─── Source excerpt

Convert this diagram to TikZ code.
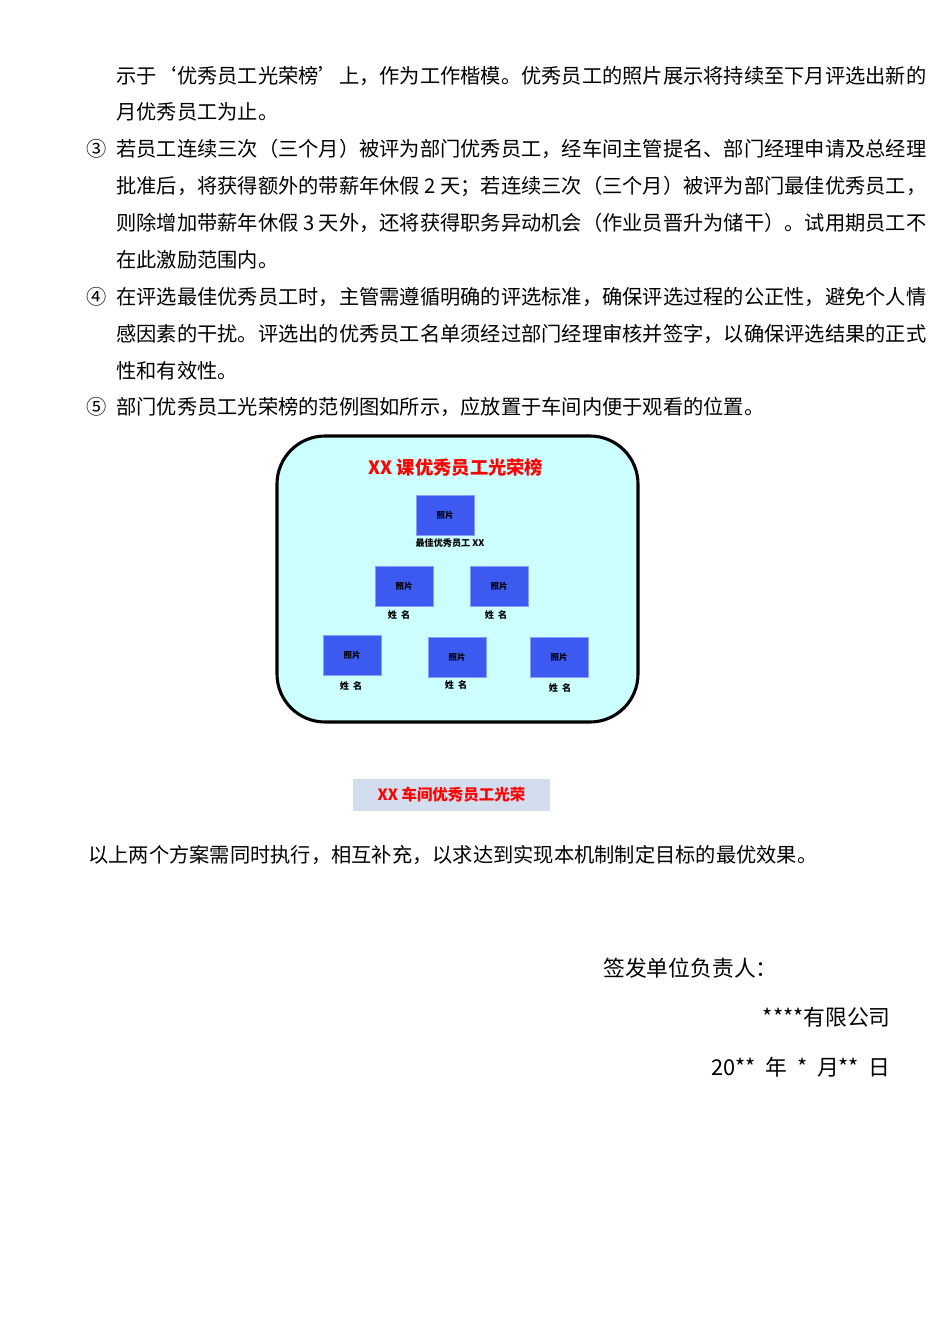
\documentclass[tikz,border=0pt]{standalone}
\usepackage{fontspec}
\setmainfont{Noto Sans CJK SC}
\usetikzlibrary{positioning}
\definecolor{boardfill}{RGB}{204,255,255}
\definecolor{photoblue}{RGB}{61,90,240}
\definecolor{labelfill}{RGB}{210,222,238}
\begin{document}
\begin{tikzpicture}[x=0.025cm,y=-0.025cm,
    body/.style={anchor=west,inner sep=0pt,font=\fontsize{14.4}{16}\selectfont},
    photo/.style={draw=photoblue!60,fill=photoblue,minimum width=1.45cm,minimum height=1cm,inner sep=0pt,font=\fontsize{6}{7}\selectfont\bfseries},
    nametag/.style={inner sep=0pt,font=\fontsize{6.5}{7}\selectfont\bfseries},
    ]
    \useasboundingbox (0,0) rectangle (950,1344);
    \fill[white] (0,0) rectangle (950,1344);
    % body text
    \node[body] (l1) at (116,76) {示于‘优秀员工光荣榜’上，作为工作楷模。优秀员工的照片展示将持续至下月评选出新的};
    \node[body] (l2) at (116,112) {月优秀员工为止。};
    \node[body] (n3) at (86,149) {③};
    \node[body] (l3) at (116,149) {若员工连续三次（三个月）被评为部门优秀员工，经车间主管提名、部门经理申请及总经理};
    \node[body] (l4) at (116,186) {批准后，将获得额外的带薪年休假 2 天；若连续三次（三个月）被评为部门最佳优秀员工，};
    \node[body] (l5) at (116,223) {则除增加带薪年休假 3 天外，还将获得职务异动机会（作业员晋升为储干）。试用期员工不};
    \node[body] (l6) at (116,260) {在此激励范围内。};
    \node[body] (n4) at (86,297) {④};
    \node[body] (l7) at (116,297) {在评选最佳优秀员工时，主管需遵循明确的评选标准，确保评选过程的公正性，避免个人情};
    \node[body] (l8) at (116,334) {感因素的干扰。评选出的优秀员工名单须经过部门经理审核并签字，以确保评选结果的正式};
    \node[body] (l9) at (116,371) {性和有效性。};
    \node[body] (n5) at (86,407) {⑤};
    \node[body] (l10) at (116,407) {部门优秀员工光荣榜的范例图如所示，应放置于车间内便于观看的位置。};
    % honour board
    \draw[line width=2.2pt,fill=boardfill,rounded corners=1.2cm] (277,436) rectangle (638,722);
    \node[text=red,font=\fontsize{13}{14}\selectfont\bfseries] (title) at (456,468) {XX 课优秀员工光荣榜};
    \node[photo] (p1) at (445,515) {照片};
    \node[nametag] (c1) at (450,543) {最佳优秀员工 XX};
    \node[photo] (p2) at (404,586) {照片};
    \node[photo] (p3) at (499,586) {照片};
    \node[photo] (p4) at (352,655) {照片};
    \node[photo] (p5) at (457,657) {照片};
    \node[photo] (p6) at (559,657) {照片};
    \node[nametag] (m2) at (399,615) {姓\ \ 名};
    \node[nametag] (m3) at (496,615) {姓\ \ 名};
    \node[nametag] (m4) at (351,686) {姓\ \ 名};
    \node[nametag] (m5) at (456,685) {姓\ \ 名};
    \node[nametag] (m6) at (560,688) {姓\ \ 名};
    \node[fill=labelfill,text=red,minimum width=4.92cm,minimum height=0.8cm,font=\fontsize{11}{12}\selectfont\bfseries] (cap) at (451.5,795) {XX 车间优秀员工光荣};
    % closing
    \node[body] (l11) at (88,855) {以上两个方案需同时执行，相互补充，以求达到实现本机制制定目标的最优效果。};
    \node[body,font=\fontsize{15.5}{18}\selectfont] (sig) at (603,968) {签发单位负责人：};
    \node[body,anchor=east,font=\fontsize{15.5}{18}\selectfont] (co) at (891,1017) {****有限公司};
    \node[body,anchor=east,font=\fontsize{15.5}{18}\selectfont] (dt) at (891,1067) {20**\ \ 年\ \ *\ \ 月**\ \ 日};
\end{tikzpicture}
\end{document}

──────

● Exercise directions
Every line above should be returned exactly; the pictures stay out.

● Solution
Convert this diagram to TikZ code.
\documentclass[tikz,border=0pt]{standalone}
\usepackage{fontspec}
\setmainfont{Noto Sans CJK SC}
\usetikzlibrary{positioning}
\definecolor{boardfill}{RGB}{204,255,255}
\definecolor{photoblue}{RGB}{61,90,240}
\definecolor{labelfill}{RGB}{210,222,238}
\begin{document}
\begin{tikzpicture}[x=0.025cm,y=-0.025cm,
    body/.style={anchor=west,inner sep=0pt,font=\fontsize{14.4}{16}\selectfont},
    photo/.style={draw=photoblue!60,fill=photoblue,minimum width=1.45cm,minimum height=1cm,inner sep=0pt,font=\fontsize{6}{7}\selectfont\bfseries},
    nametag/.style={inner sep=0pt,font=\fontsize{6.5}{7}\selectfont\bfseries},
    ]
    \useasboundingbox (0,0) rectangle (950,1344);
    \fill[white] (0,0) rectangle (950,1344);
    % body text
    \node[body] (l1) at (116,76) {示于‘优秀员工光荣榜’上，作为工作楷模。优秀员工的照片展示将持续至下月评选出新的};
    \node[body] (l2) at (116,112) {月优秀员工为止。};
    \node[body] (n3) at (86,149) {③};
    \node[body] (l3) at (116,149) {若员工连续三次（三个月）被评为部门优秀员工，经车间主管提名、部门经理申请及总经理};
    \node[body] (l4) at (116,186) {批准后，将获得额外的带薪年休假 2 天；若连续三次（三个月）被评为部门最佳优秀员工，};
    \node[body] (l5) at (116,223) {则除增加带薪年休假 3 天外，还将获得职务异动机会（作业员晋升为储干）。试用期员工不};
    \node[body] (l6) at (116,260) {在此激励范围内。};
    \node[body] (n4) at (86,297) {④};
    \node[body] (l7) at (116,297) {在评选最佳优秀员工时，主管需遵循明确的评选标准，确保评选过程的公正性，避免个人情};
    \node[body] (l8) at (116,334) {感因素的干扰。评选出的优秀员工名单须经过部门经理审核并签字，以确保评选结果的正式};
    \node[body] (l9) at (116,371) {性和有效性。};
    \node[body] (n5) at (86,407) {⑤};
    \node[body] (l10) at (116,407) {部门优秀员工光荣榜的范例图如所示，应放置于车间内便于观看的位置。};
    % honour board
    \draw[line width=2.2pt,fill=boardfill,rounded corners=1.2cm] (277,436) rectangle (638,722);
    \node[text=red,font=\fontsize{13}{14}\selectfont\bfseries] (title) at (456,468) {XX 课优秀员工光荣榜};
    \node[photo] (p1) at (445,515) {照片};
    \node[nametag] (c1) at (450,543) {最佳优秀员工 XX};
    \node[photo] (p2) at (404,586) {照片};
    \node[photo] (p3) at (499,586) {照片};
    \node[photo] (p4) at (352,655) {照片};
    \node[photo] (p5) at (457,657) {照片};
    \node[photo] (p6) at (559,657) {照片};
    \node[nametag] (m2) at (399,615) {姓\ \ 名};
    \node[nametag] (m3) at (496,615) {姓\ \ 名};
    \node[nametag] (m4) at (351,686) {姓\ \ 名};
    \node[nametag] (m5) at (456,685) {姓\ \ 名};
    \node[nametag] (m6) at (560,688) {姓\ \ 名};
    \node[fill=labelfill,text=red,minimum width=4.92cm,minimum height=0.8cm,font=\fontsize{11}{12}\selectfont\bfseries] (cap) at (451.5,795) {XX 车间优秀员工光荣};
    % closing
    \node[body] (l11) at (88,855) {以上两个方案需同时执行，相互补充，以求达到实现本机制制定目标的最优效果。};
    \node[body,font=\fontsize{15.5}{18}\selectfont] (sig) at (603,968) {签发单位负责人：};
    \node[body,anchor=east,font=\fontsize{15.5}{18}\selectfont] (co) at (891,1017) {****有限公司};
    \node[body,anchor=east,font=\fontsize{15.5}{18}\selectfont] (dt) at (891,1067) {20**\ \ 年\ \ *\ \ 月**\ \ 日};
\end{tikzpicture}
\end{document}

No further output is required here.